_Exercise_:
Everything from the first line of the data below through the line that contains "27, 26, 25]" should be written out exactly, please, and nothing more; the pictures stay out.

_Records supplied_:

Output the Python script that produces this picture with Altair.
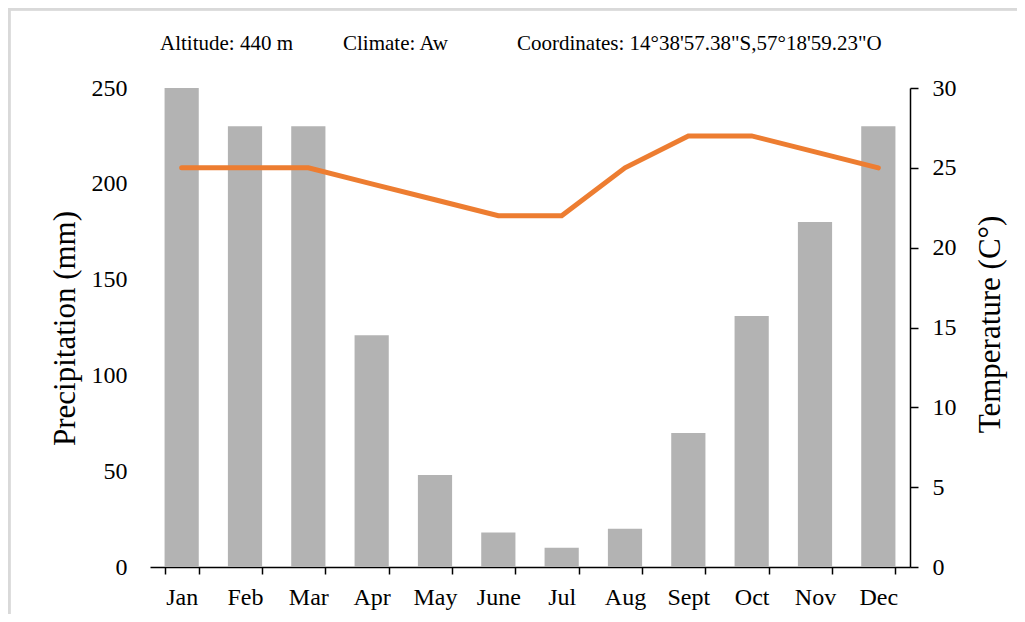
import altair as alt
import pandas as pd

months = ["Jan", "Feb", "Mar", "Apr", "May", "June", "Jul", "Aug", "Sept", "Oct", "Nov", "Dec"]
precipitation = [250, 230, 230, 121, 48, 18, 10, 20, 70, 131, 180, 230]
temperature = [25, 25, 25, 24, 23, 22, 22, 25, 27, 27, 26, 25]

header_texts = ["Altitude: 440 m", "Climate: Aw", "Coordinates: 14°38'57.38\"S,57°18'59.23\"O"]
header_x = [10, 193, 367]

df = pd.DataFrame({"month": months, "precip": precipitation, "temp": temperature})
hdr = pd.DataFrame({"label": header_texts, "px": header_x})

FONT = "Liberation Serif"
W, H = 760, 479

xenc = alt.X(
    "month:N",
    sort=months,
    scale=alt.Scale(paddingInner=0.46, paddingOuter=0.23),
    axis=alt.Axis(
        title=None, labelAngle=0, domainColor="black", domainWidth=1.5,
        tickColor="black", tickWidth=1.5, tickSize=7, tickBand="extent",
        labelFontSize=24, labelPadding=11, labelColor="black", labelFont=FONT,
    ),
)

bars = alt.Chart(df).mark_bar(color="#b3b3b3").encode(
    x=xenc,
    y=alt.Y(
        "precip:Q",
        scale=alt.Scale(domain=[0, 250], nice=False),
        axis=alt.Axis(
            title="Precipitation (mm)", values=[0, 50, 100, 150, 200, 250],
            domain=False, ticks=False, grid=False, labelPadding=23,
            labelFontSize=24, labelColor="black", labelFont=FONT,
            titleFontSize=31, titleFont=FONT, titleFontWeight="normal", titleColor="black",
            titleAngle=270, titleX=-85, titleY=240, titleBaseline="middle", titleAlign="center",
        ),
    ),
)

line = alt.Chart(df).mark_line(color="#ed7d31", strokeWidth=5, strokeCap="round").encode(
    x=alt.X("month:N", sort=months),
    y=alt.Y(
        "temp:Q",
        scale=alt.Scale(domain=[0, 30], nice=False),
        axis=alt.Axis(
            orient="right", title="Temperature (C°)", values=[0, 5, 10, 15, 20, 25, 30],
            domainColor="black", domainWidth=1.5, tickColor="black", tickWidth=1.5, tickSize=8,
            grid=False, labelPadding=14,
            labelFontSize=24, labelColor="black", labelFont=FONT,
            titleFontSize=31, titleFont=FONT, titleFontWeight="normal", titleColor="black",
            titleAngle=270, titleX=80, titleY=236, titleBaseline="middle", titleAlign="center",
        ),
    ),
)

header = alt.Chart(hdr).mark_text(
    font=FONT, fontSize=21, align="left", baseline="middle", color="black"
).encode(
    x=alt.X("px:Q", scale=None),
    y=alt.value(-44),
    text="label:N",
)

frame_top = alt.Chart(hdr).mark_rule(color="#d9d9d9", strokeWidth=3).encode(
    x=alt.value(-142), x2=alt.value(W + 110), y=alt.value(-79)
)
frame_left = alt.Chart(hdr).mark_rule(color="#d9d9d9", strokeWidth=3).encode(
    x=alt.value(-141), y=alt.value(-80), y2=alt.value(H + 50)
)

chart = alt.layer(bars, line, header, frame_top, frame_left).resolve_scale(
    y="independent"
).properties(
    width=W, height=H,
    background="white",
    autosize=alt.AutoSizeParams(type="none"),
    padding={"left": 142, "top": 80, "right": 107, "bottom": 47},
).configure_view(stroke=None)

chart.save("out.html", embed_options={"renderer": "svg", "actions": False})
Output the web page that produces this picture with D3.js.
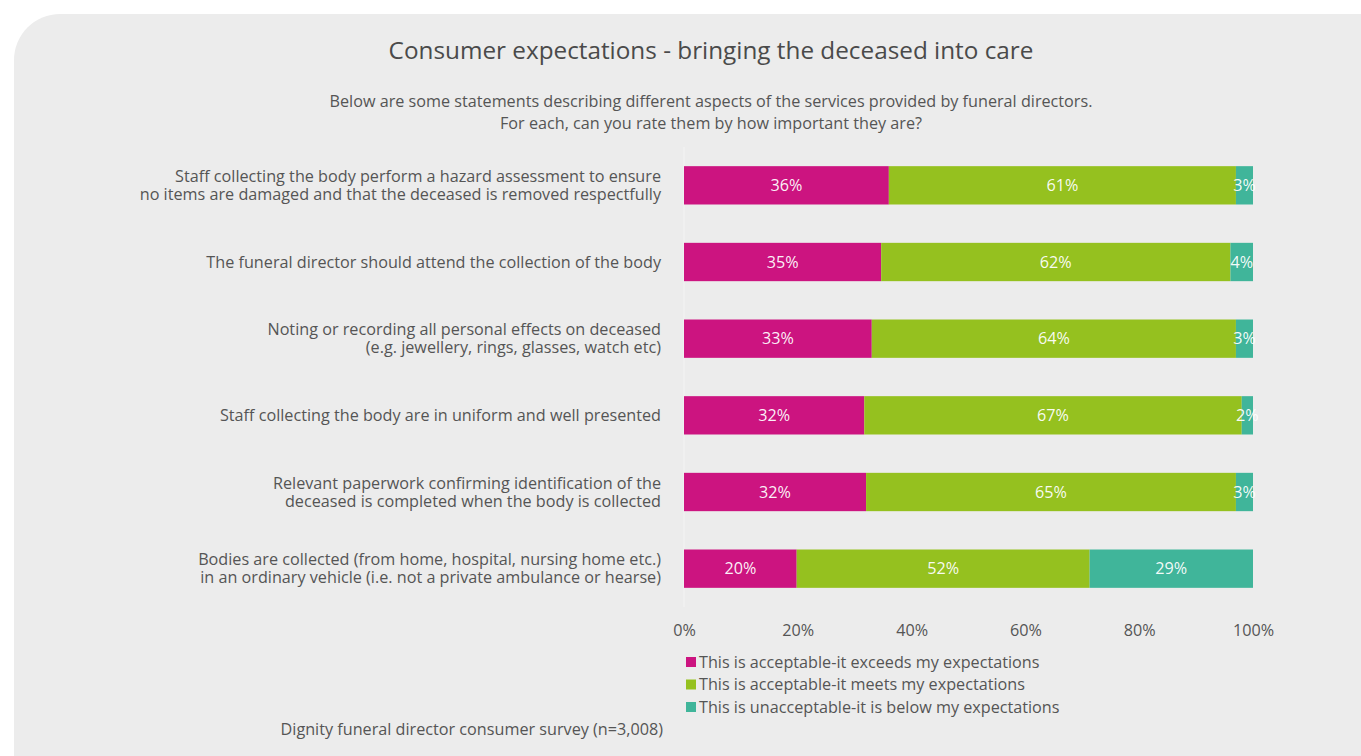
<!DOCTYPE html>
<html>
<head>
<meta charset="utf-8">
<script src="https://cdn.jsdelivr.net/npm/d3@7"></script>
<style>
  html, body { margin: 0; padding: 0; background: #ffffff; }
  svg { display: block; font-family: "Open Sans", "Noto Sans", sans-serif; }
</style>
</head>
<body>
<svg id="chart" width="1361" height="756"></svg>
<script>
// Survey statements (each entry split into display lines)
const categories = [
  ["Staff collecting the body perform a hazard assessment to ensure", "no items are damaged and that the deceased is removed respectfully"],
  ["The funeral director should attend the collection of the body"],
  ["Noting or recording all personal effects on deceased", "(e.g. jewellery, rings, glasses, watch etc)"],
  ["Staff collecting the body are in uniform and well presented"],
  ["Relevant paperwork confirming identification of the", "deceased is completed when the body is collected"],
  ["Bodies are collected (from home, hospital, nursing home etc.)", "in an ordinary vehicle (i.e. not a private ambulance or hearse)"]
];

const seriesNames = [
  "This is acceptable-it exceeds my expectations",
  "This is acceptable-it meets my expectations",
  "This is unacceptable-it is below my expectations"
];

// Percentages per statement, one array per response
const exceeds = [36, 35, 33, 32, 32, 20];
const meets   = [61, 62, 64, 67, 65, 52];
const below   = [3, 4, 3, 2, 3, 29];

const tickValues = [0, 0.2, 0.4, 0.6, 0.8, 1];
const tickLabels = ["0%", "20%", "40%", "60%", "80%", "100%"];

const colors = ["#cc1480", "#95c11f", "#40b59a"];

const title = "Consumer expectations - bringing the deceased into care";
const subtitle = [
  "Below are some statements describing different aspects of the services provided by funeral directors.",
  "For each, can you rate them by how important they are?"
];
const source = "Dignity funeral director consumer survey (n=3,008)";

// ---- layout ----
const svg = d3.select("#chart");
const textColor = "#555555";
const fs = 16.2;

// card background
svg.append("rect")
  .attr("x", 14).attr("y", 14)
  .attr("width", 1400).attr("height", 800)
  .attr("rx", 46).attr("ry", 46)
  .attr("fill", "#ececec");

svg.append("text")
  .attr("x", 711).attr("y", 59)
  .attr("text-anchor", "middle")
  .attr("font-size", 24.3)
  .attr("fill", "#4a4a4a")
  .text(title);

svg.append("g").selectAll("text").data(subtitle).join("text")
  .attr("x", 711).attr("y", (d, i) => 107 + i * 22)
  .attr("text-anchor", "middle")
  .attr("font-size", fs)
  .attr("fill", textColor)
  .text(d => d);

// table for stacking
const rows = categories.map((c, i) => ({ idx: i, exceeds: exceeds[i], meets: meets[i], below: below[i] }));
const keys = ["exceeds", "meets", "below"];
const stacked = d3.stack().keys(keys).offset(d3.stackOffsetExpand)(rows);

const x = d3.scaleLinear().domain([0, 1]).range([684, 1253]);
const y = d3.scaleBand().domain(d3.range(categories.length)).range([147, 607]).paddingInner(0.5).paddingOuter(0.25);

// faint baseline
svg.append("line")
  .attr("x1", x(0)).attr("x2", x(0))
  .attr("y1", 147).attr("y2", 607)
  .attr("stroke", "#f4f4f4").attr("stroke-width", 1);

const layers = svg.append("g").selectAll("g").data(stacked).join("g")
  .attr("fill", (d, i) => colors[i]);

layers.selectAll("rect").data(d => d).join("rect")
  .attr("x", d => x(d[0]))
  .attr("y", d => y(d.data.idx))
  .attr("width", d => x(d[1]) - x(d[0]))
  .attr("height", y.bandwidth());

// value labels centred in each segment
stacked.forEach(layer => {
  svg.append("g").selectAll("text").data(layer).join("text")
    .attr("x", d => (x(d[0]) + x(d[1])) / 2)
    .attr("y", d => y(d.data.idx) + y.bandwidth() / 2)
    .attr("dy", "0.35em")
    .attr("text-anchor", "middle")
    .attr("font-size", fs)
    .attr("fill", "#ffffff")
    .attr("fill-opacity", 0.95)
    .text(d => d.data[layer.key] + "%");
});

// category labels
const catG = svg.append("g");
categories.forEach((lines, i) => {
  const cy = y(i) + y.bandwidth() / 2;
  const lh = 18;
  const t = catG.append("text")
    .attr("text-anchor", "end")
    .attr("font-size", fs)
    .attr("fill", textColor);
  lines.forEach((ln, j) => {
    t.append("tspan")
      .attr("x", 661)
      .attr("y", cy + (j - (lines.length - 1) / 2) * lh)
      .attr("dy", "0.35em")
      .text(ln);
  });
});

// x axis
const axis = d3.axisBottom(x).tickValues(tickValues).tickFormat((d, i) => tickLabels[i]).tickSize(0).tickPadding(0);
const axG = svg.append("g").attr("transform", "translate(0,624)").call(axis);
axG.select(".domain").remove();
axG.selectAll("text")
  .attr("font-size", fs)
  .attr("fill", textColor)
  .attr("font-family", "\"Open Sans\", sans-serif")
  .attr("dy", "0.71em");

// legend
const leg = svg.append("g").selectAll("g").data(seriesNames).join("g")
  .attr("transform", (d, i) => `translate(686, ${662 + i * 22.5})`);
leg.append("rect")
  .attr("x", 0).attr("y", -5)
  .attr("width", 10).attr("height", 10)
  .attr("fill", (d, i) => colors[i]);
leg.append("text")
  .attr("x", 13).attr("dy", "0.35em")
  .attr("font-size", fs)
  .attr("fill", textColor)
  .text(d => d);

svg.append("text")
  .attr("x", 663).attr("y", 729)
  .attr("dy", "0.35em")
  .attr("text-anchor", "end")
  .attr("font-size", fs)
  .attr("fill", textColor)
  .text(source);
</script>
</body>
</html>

_Reply_:
Output the Python script that produces this picture with Altair.
import altair as alt
import pandas as pd

months = ["Jan", "Feb", "Mar", "Apr", "May", "June", "Jul", "Aug", "Sept", "Oct", "Nov", "Dec"]
precipitation = [250, 230, 230, 121, 48, 18, 10, 20, 70, 131, 180, 230]
temperature = [25, 25, 25, 24, 23, 22, 22, 25, 27, 27, 26, 25]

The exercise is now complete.